Paul Klees Bild liegt zugleich der Romanstruktur zugrunde. „Das Bild ist ein Plan“,
sagt Käthe zu Hainstock, als sie das erste Mal das Bild Klees betrachtet. Käthe Lenk
ist sich im Roman der Wichtigkeit dieses Kunstwerks bewusst, als sie es im
Steinbruch vorsichtig aus der Verpackung herausholt. Andersch nutzt Klees Bild als
Bauplan: die szenenhafte, nicht chronologische Entwicklung der Handlungsstränge,
die Verknüpfung bzw. Überblendung verschiedener Figurenperspektiven auf das
Geschehen, entsprechen Klees Bildaufbau. Andersch verzichtet auf die chronologische
Abfolge der militärischen Ereignisse. Genau wie in Klees Bild bewegen sich die
Handelnden in unterschiedlicher Form (und Farbe) um den (weißen) Mittelpunkt.

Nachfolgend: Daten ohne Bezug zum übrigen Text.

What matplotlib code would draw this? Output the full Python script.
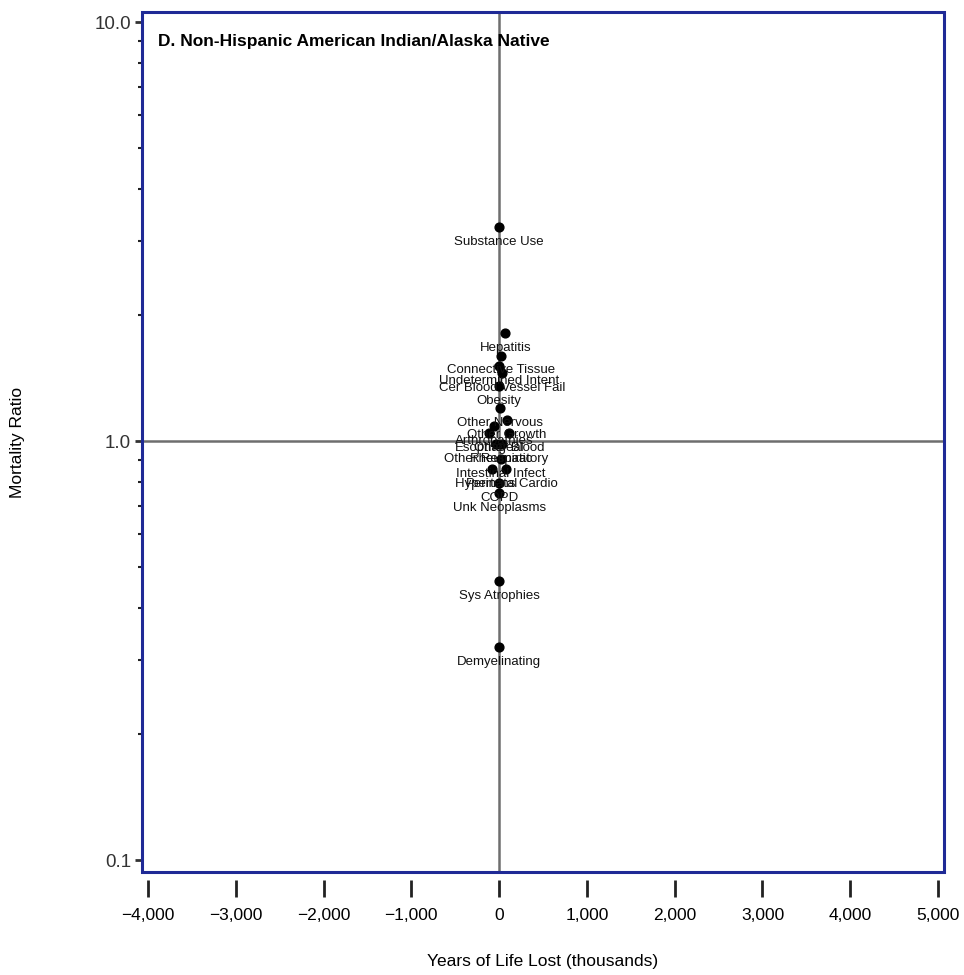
import matplotlib.pyplot as plt
from matplotlib.patches import Rectangle
from matplotlib.ticker import FuncFormatter, LogLocator

plt.rcParams['font.family'] = ['Liberation Sans', 'DejaVu Sans']

# cause labels, years of life lost (thousands) and mortality ratio
causes = ["Substance Use", "Hepatitis", "Connective Tissue", "Undetermined Intent",
          "Cer Blood Vessel Fail", "Obesity", "Other Nervous", "Other Growth",
          "Arthropathies", "Esophageal", "Other Blood", "Other Respiratory",
          "Rheumatic", "Intestinal Infect", "Perinatal", "Hypertens Cardio",
          "COPD", "Unk Neoplasms", "Sys Atrophies", "Demyelinating"]
yll = [0, 70, 20, 0, 30, 0, 10, 90, -60, -110, 110, -30, 30, 20, -80, 80,
       0, 0, 0, 0]
ratio = [3.24, 1.81, 1.60, 1.51, 1.45, 1.35, 1.20, 1.12, 1.086, 1.045, 1.045,
         0.984, 0.984, 0.906, 0.857, 0.857, 0.794, 0.751, 0.463, 0.322]

xticks = [-4000, -3000, -2000, -1000, 0, 1000, 2000, 3000, 4000, 5000]

fig = plt.figure(figsize=(9.64, 9.75), dpi=100)
ax = fig.add_axes([0.1473, 0.1056, 0.832, 0.882])

ax.axvline(0, color='#6e6e6e', lw=1.8, zorder=1)
ax.axhline(1.0, color='#6e6e6e', lw=1.8, zorder=1)

ax.scatter(yll, ratio, s=40, color='black', zorder=3)
for name, x, y in zip(causes, yll, ratio):
    ax.annotate(name, (x, y), xytext=(0, -10.5), textcoords='offset points',
                ha='center', va='center', fontsize=9.5, color='#111111',
                zorder=4)

ax.set_yscale('log')
ax.set_ylim(0.0936, 10.57)
ax.set_xlim(-4068, 5068)
ax.set_yticks([0.1, 1.0, 10.0])
ax.yaxis.set_major_formatter(FuncFormatter(lambda v, p: f"{v:.1f}"))
ax.yaxis.set_minor_locator(LogLocator(base=10, subs=range(2, 10)))
ax.yaxis.set_minor_formatter(FuncFormatter(lambda v, p: ""))
ax.set_xticks(xticks)
ax.set_xticklabels([f"{t:,}".replace("-", "\u2212") for t in xticks])

for s in ax.spines.values():
    s.set_visible(False)
ax.spines['bottom'].set_position(('outward', 6))
ax.add_patch(Rectangle((0, 0), 1, 1, transform=ax.transAxes, fill=False,
                       ec='#1f2a96', lw=2.2, clip_on=False, zorder=5))

ax.tick_params(axis='x', direction='out', length=12, width=2, pad=8,
               labelsize=12.5, color='#222222')
ax.tick_params(axis='y', which='major', direction='out', length=5, width=2,
               pad=3, labelsize=13.5, color='#333333', labelcolor='#333333')
ax.tick_params(axis='y', which='minor', direction='out', length=3, width=1.5,
               color='#222222')

ax.text(0.02, 0.975, "D. Non-Hispanic American Indian/Alaska Native",
        transform=ax.transAxes, ha='left', va='top', fontsize=12.5,
        fontweight='bold')

ax.set_xlabel("Years of Life Lost (thousands)", fontsize=12.5, labelpad=22)
ax.set_ylabel("Mortality Ratio", fontsize=12.5, labelpad=50)

fig.savefig("out.png", dpi=100)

Aus dieser sich gegenseitig überdeckenden und sich umspielenden Konstruktion
heraus ist es die Aufgabe des Lesers, die Komplexität der Perspektiven zu entwirren
und sich selbst ein Bild des Major Dincklage zu machen.
Anderschs planvolles Vorgehen wird besonders deutlich in dem detaillierten und
genau aufgeschlüsselten Handlungsschema, aus dem er seinen Text entwickelt. Aus
dem Entwurf wird deutlich, dass es sich bei Anderschs Roman nicht um einen
gewöhnlichen Kriegsroman handelt. Es findet keine bloße Nacherzählung, keine
Aneinanderreihung von Ereignissen statt. Es ist „ein Denkspiel, ein Problemhandeln
nach der Handlung“ (Klaus R. Scherpe). Andersch geht es um ein historisches
„Denkspiel“: „Geschichte berichtet, wie es gewesen. Erzählung spielt eine Möglichkeit
durch,“ heißt es programmatisch zu Beginn des Romans. Diese Möglichkeit besteht
darin, im literarischen Text eine Situation zu schaffen, die es in dieser Form im
historischen Kontext, in dem die Handlung situiert ist, zwar nicht gegeben hat, die es
aber durchaus hätte geben können:
„Es hat aber nicht nur in der 416. Infanterie-Division, sondern auch in dem gesamten deutschen Heerbann, weder im Jahre 1944 noch vorher oder nachher, einen Offizier gegeben, der sich mit Absichten trug, wie sie hier dem Major Dincklage nachgesagt werden. Infolgedessen braucht sich nicht nur die 416. Infanterie-Division, sondern das deutsche Heer als Ganzes von diesem Bericht nicht betroffen zu fühlen. […] Aus diesen genannten Gründen konnte er auch nur in einer einzigen Form erstattet werden: als Fiktion.“
Die Geschichte um den Major Dincklage fungiert als Gedankenexperiment,
eingebettet in historische Begebenheiten eröffnet der literarische Entwurf seinen
Figuren Raum für Alternativen. In Form des ‚historischen Konjunktivs‘ bringt
Andersch Realität und Fiktion auf bedeutsame Weise zusammen.
Literatur:
Ächtler, Norman: Generation in Kesseln: Das Soldatische Opfernarrativ im westdeutschen Kriegsroman 1945-1960. Göttingen 2013.
Andersch, Alfred: Winterspelt. Zürich 1977.
Reinhardt, Stephan: Alfred Andersch: Eine Biografie. Zürich 1990.
Scherpe, Klaus R: Literarische Militanz gegen den Militarismus. In: Annette Korolnik-Andersch u. Marcel Korolnik (Hrsg.): Sansibar ist überall. München 2008.
Scherpe, Klaus R: Autor eines Kunstwerks. In: Irene Heidelberger-Leonard u. Volker Wehdeking (Hrsg): Alfred Andersch. Perspektiven zu Leben und Werk. Opladen 1994.
Schütz, Erhard: Alfred Andersch. München 1980.